Monday, May 11, 2009

Little bits of increased speed make a difference

Part of my job here is to ensure that all of the users have what they need to be productive. Maybe you have a similar role in your company also, but have you ever thought that something basic in the content that you provide could actually hinder the performance of your users? This first of a series of explorations into different families. In this instance, we will examine the simple downlight since it is in just about every project in every office. What is a downlight but a hole in the ceiling, trim on the surface, a box behind and the light source. There is nothing that could be improved... or is there?

I have always questioned to myself and to others about whether the hole in the ceiling is necessary or if it could possibly create performance issues. Think about how many times you place a light, the fact that it is a curved surface within the cut and that every time you move it needs to regen the relationship between the elements. To test this theory, I created a benchmark journal test that included placing 1,500 downlights, modifying the size of the downlight opening and moving the entire set of downlights. I had (2) downlights that I used for the test, one had a hole cut in the ceiling and the other had no hole cut but another solid extrusion to add a material on the surface of the ceiling where the hole should be.

The results were interesting:
Placing 1,500 downlights - Without the hole cut, the downlights were placed 18% faster.
Modifying the downlights - The downlight tests were about equal
Move 1,500 downlights 6" - Without the hole cut, the downlights were moved 35% faster.

FYI - The results are based on the average of multiple runs after different restarts.

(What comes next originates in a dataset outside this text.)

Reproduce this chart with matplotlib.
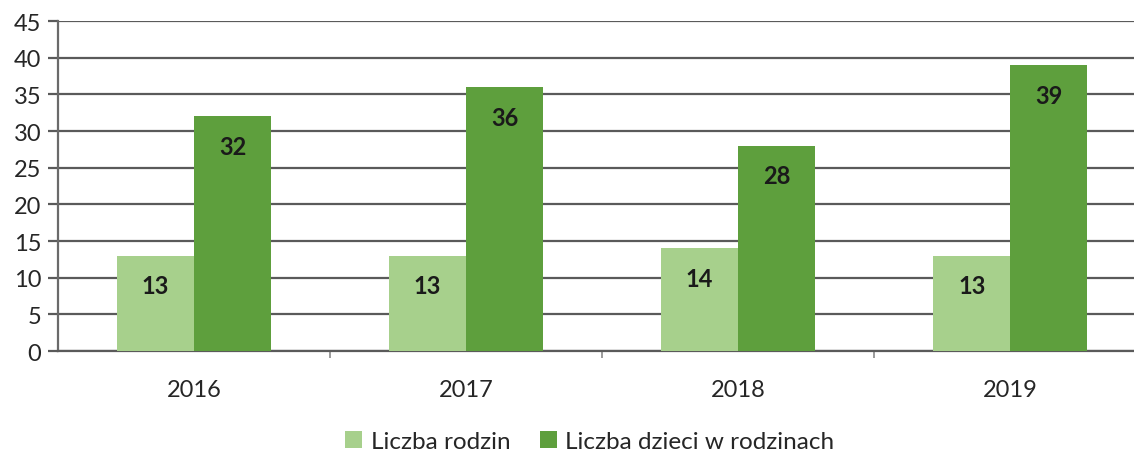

So maybe you think that the millisecond delays within your work do not make a difference but if you have enough of those maybe it will make a significant difference. Lets say that you actually did have a 35% inefficiency because of slower downlight movement. That would mean that you had 2.8 hours that you lost in a 8 hour day if all you were editing were downlights. That's pretty amazing. But if you have 50 users each loosing 35% productivity then you lost 140 hours worth of work in one day.

This issue alone is one of the reasons I am so cautious about letting outside content from external websites to populate our projects. Why risk the multitude of possible issues that can result of downloaded content to save an hour.

If you have an idea or a family that you would like see explored for my next post please let me know through comment or email. Even send me a family that you think is built for speed and I will see if it can be improved.

Monday, May 04, 2009

Influence the next AU

In past Autodesk University events have you ever wished that you could influence what sessions you have to choose from?  There is actually a venue to do so.  For the second year, Autodesk is allowing the AU community to vote on their favorite session options for Autodesk University 2009. Your vote will help influence what classes there are and when they are scheduled.

To vote, simply go to the AU Session Selection Page and login with your AU account info.  If you don't have one then just sign up.

The deadline is Friday, May 8th at midnight PDT.

Now that I have your interest, I would like to do some self promotion.  I have proposed four classes in an attempt to present for my first time at Autodesk University.  If you want to see any of these classes at AU please login and vote for them. Click on the names below to link to the sessions.  I hope that I can share some of this information with you at the next AU.

Learn how utilizing the API can help automate even more of your Revit process or how it can help you better manage and present the "i" of BIM. Two prominent Boston firms, Payette and TRO JungBrannen, have teamed up to present examples of how the API is being used in their offices. We will also exhibit code from a simple API to describe a basic code understanding and provide useful resources to help you manipulate the API. If you are looking to have more control over the functions and data within Revit, then this class is for you.

This lecture is intended to share the knowledge of hardware benchmarking to BIM and Revit Managers so they can help influence the decision on hardware purchases for use with Revit. This presentation will cover the results of a multitude of different hardware setups as well as provide the knowledge for each attendee to create their own internal company Revit benchmark. If you ever felt like you were making blind choices on hardware decisions then this class will give you the research and facts that you require.

The traditional way of documenting our work has been challenged by BIM but the architectural field has been stuck in the status quo of 2D documentation which is persistent and resistant. People fear change and lack the faith that something else could be better. How do you change the few Revit users within your firm from a group of individuals into a passionate tribe that can change the future of your firm? This class will explore the challenge of stepping beyond the fear of change and leading a tribe of passionate users. Can you be an effective leader?

Organization is the key to effectively dealing with hundreds of views and different phases within a project. We will explore different ways that you can pre-categorize views within the project browser and add shared parameters for additional control and organization. From there, we will examine the effect that unclean families have on a project when populated numerous times on a project. Tips and tricks will be shown on how to effectively keep your project clean, lean and running smooth. Attendees will learn the little oversights that had dramatic effects on their file performance.